In seinem Roman “Frohburg„ entwirft Guntram Vesper ein Porträt deutschen Lebens im 20. Jahrhundert. Er hat seinem Heimatort bereits 1985 einen Lyrikband gewidmet, nun 30 Jahre später folgt ein 1008 Seiten, in jedem Sinne starkes Buch.
“ Möbel. Zimmerwände. Tür. Der lange schmale Korridor. Braunes Linoleum. Halb-dunkel. Widerhall der Schritte. Die Steintreppe abwärts. Unten Eingangshalle. Der Quergang … Weißgefleckt der Hund des Gastwirts, Dreibein, blind, nach allen Seiten horchend“. So beginnt das opus magnum, eines Wortebewahrers. Worte, deren Geruch und Geschmack sich sofort hinzugesellen. Vespers Sätze und Gedanken mäandrieren, wie ein naturbelassenes Flussbett, er erzählt die Geschichte Deutschlands in einer derart dichten Sprache, wie wir sie von Peter Kurzeck oder Uwe Johnson kennen.

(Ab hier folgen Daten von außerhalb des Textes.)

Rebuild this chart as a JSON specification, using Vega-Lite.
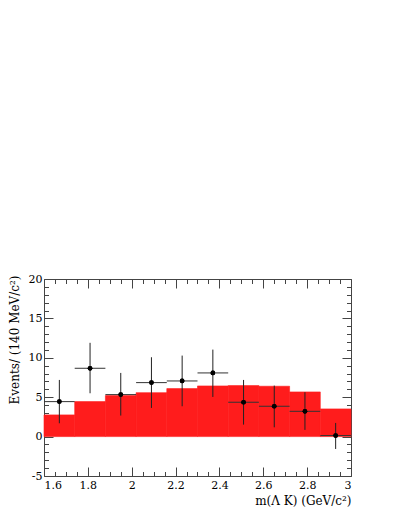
{
  "$schema": "https://vega.github.io/schema/vega-lite/v6.json",
  "width": 307,
  "height": 197,
  "autosize": {"type": "none"},
  "padding": {"left": 44, "top": 279, "right": 48, "bottom": 40},
  "background": "white",
  "config": {
    "font": "DejaVu Serif",
    "view": {"stroke": "#444", "strokeWidth": 1},
    "axis": {"labelFont": "DejaVu Serif", "titleFont": "DejaVu Serif", "labelColor": "black", "titleColor": "black", "domainColor": "#444", "tickColor": "#444", "grid": false, "titleFontWeight": "normal"}
  },
  "datasets": {
    "hist": [
      {"lo": 1.60, "hi": 1.74, "n": 2.75},
      {"lo": 1.74, "hi": 1.88, "n": 4.44},
      {"lo": 1.88, "hi": 2.02, "n": 5.2},
      {"lo": 2.02, "hi": 2.16, "n": 5.58},
      {"lo": 2.16, "hi": 2.30, "n": 6.09},
      {"lo": 2.30, "hi": 2.44, "n": 6.43},
      {"lo": 2.44, "hi": 2.58, "n": 6.47},
      {"lo": 2.58, "hi": 2.72, "n": 6.39},
      {"lo": 2.72, "hi": 2.86, "n": 5.67},
      {"lo": 2.86, "hi": 3.00, "n": 3.51}
    ],
    "pts": [
      {"m": 1.67, "mlo": 1.60, "mhi": 1.74, "n": 4.44, "nlo": 1.69, "nhi": 7.19},
      {"m": 1.81, "mlo": 1.74, "mhi": 1.88, "n": 8.67, "nlo": 5.5, "nhi": 11.9},
      {"m": 1.95, "mlo": 1.88, "mhi": 2.02, "n": 5.33, "nlo": 2.67, "nhi": 8.08},
      {"m": 2.09, "mlo": 2.02, "mhi": 2.16, "n": 6.85, "nlo": 3.64, "nhi": 10.07},
      {"m": 2.23, "mlo": 2.16, "mhi": 2.30, "n": 7.06, "nlo": 3.85, "nhi": 10.28},
      {"m": 2.37, "mlo": 2.30, "mhi": 2.44, "n": 8.08, "nlo": 5.03, "nhi": 11.04},
      {"m": 2.51, "mlo": 2.44, "mhi": 2.58, "n": 4.36, "nlo": 1.52, "nhi": 7.19},
      {"m": 2.65, "mlo": 2.58, "mhi": 2.72, "n": 3.85, "nlo": 1.18, "nhi": 6.47},
      {"m": 2.79, "mlo": 2.72, "mhi": 2.86, "n": 3.21, "nlo": 0.85, "nhi": 5.63},
      {"m": 2.93, "mlo": 2.86, "mhi": 3.00, "n": 0.13, "nlo": -1.57, "nhi": 1.73}
    ]
  },
  "resolve": {"axis": {"x": "independent", "y": "independent"}},
  "layer": [
    {
      "data": {"name": "hist"},
      "mark": {"type": "rect", "fill": "#ff1c1c", "stroke": "#ff1c1c", "strokeWidth": 0.6},
      "encoding": {
        "x": {"field": "lo", "type": "quantitative", "scale": {"domain": [1.6, 3], "nice": false, "zero": false},
          "axis": {"orient": "bottom", "values": [1.6, 1.8, 2, 2.2, 2.4, 2.6, 2.8, 3], "labelExpr": "datum.value + ''", "ticks": false, "domain": false, "labelFontSize": 11, "labelPadding": 3,
            "title": "m(Λ K) (GeV/c²)", "titleFontSize": 12, "titleAnchor": "end", "titlePadding": 5}},
        "x2": {"field": "hi"},
        "y": {"field": "n", "type": "quantitative", "scale": {"domain": [-5, 20], "nice": false, "zero": false},
          "axis": {"orient": "left", "values": [-5, 0, 5, 10, 15, 20], "labelExpr": "datum.value + ''", "ticks": false, "domain": false, "labelFontSize": 11, "labelPadding": 2,
            "title": "Events/ (140 MeV/c²)", "titleFontSize": 12, "titleAnchor": "end", "titlePadding": 7, "titleY": -4}},
        "y2": {"datum": 0}
      }
    },
    {
      "data": {"name": "pts"},
      "mark": {"type": "rule", "color": "#333", "strokeWidth": 1},
      "encoding": {
        "x": {"field": "mlo", "type": "quantitative", "axis": {"orient": "bottom", "values": [1.6, 1.8, 2, 2.2, 2.4, 2.6, 2.8, 3], "labels": false, "domain": false, "tickSize": -9, "title": null}},
        "x2": {"field": "mhi"},
        "y": {"field": "n", "type": "quantitative", "axis": {"orient": "left", "values": [-5, 0, 5, 10, 15, 20], "labels": false, "domain": false, "tickSize": -9, "title": null}}
      }
    },
    {
      "data": {"name": "pts"},
      "mark": {"type": "rule", "color": "#222", "strokeWidth": 1},
      "encoding": {
        "x": {"field": "m", "type": "quantitative", "axis": {"orient": "bottom", "values": [1.65, 1.7, 1.75, 1.85, 1.9, 1.95, 2.05, 2.1, 2.15, 2.25, 2.3, 2.35, 2.45, 2.5, 2.55, 2.65, 2.7, 2.75, 2.85, 2.9, 2.95], "labels": false, "domain": false, "tickSize": -4.5, "title": null}},
        "y": {"field": "nlo", "type": "quantitative", "axis": {"orient": "left", "values": [-4, -3, -2, -1, 1, 2, 3, 4, 6, 7, 8, 9, 11, 12, 13, 14, 16, 17, 18, 19], "labels": false, "domain": false, "tickSize": -4.5, "title": null}},
        "y2": {"field": "nhi"}
      }
    },
    {
      "data": {"name": "pts"},
      "mark": {"type": "point", "filled": true, "color": "black", "size": 22, "opacity": 1, "shape": "circle"},
      "encoding": {
        "x": {"field": "m", "type": "quantitative", "axis": {"orient": "top", "values": [1.6, 1.8, 2, 2.2, 2.4, 2.6, 2.8, 3], "labels": false, "domain": false, "tickSize": -9, "title": null}},
        "y": {"field": "n", "type": "quantitative", "axis": {"orient": "right", "values": [-5, 0, 5, 10, 15, 20], "labels": false, "domain": false, "tickSize": -9, "title": null}}
      }
    },
    {
      "data": {"name": "pts"},
      "mark": {"type": "point", "filled": true, "color": "black", "size": 22, "opacity": 1, "shape": "circle"},
      "encoding": {
        "x": {"field": "m", "type": "quantitative", "axis": {"orient": "top", "values": [1.65, 1.7, 1.75, 1.85, 1.9, 1.95, 2.05, 2.1, 2.15, 2.25, 2.3, 2.35, 2.45, 2.5, 2.55, 2.65, 2.7, 2.75, 2.85, 2.9, 2.95], "labels": false, "domain": false, "tickSize": -4.5, "title": null}},
        "y": {"field": "n", "type": "quantitative", "axis": {"orient": "right", "values": [-4, -3, -2, -1, 1, 2, 3, 4, 6, 7, 8, 9, 11, 12, 13, 14, 16, 17, 18, 19], "labels": false, "domain": false, "tickSize": -4.5, "title": null}}
      }
    }
  ]
}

Der Autor wurde 1941 in Frohburg, südlich von Leipzig geboren. 1957 floh die Familie nach Westdeutschland. Dieses nicht so besondere Schicksal bekommt in diesem Roman einen symbolischen Zusammenhang. Der Autor gibt sich persönlichen Erinnerungen hin, die oftmals mit historischen Ereignissen verwoben sind. Wir Leser mögen gern folgen, weil in jedem von uns eine fast vergessene Zeit anklingt. Wir folgen Kindheitserinnerungen, die sich hier in der Kleinstadt mit Anekdoten aus dem Literaturbetrieb, Briefkontakten und Begegnungen mit Autoren mischen, zu einem manchmal anstrengenden, immer packenden Erzählstrom. Einige Erzählstränge enden im Irgendwo, vielleicht auch in unserer eigenen Geschichte. Die persönlichen Erlebnisse berühren stets die deutsche Nachkriegsrealität, die Identität eines Landes einer Landschaft. Mitten in Frohburg befinden wir uns in einem sehr persönlichen Abenteuerroman, mitten im Abenteuer Leben, das kann auch mal bedeuten: viel Zeit für Details, genaues Beleuchten einer Situation, ausuferndes Erzählen um Wunderbares, Seltsames, Seltenes zu bewahren.
Guntram Vesper hat über seine gesamte Lebenszeit Geschichten und Worte gesammelt und nun dürfen wir dabei sein beim Heben eines Schatzes.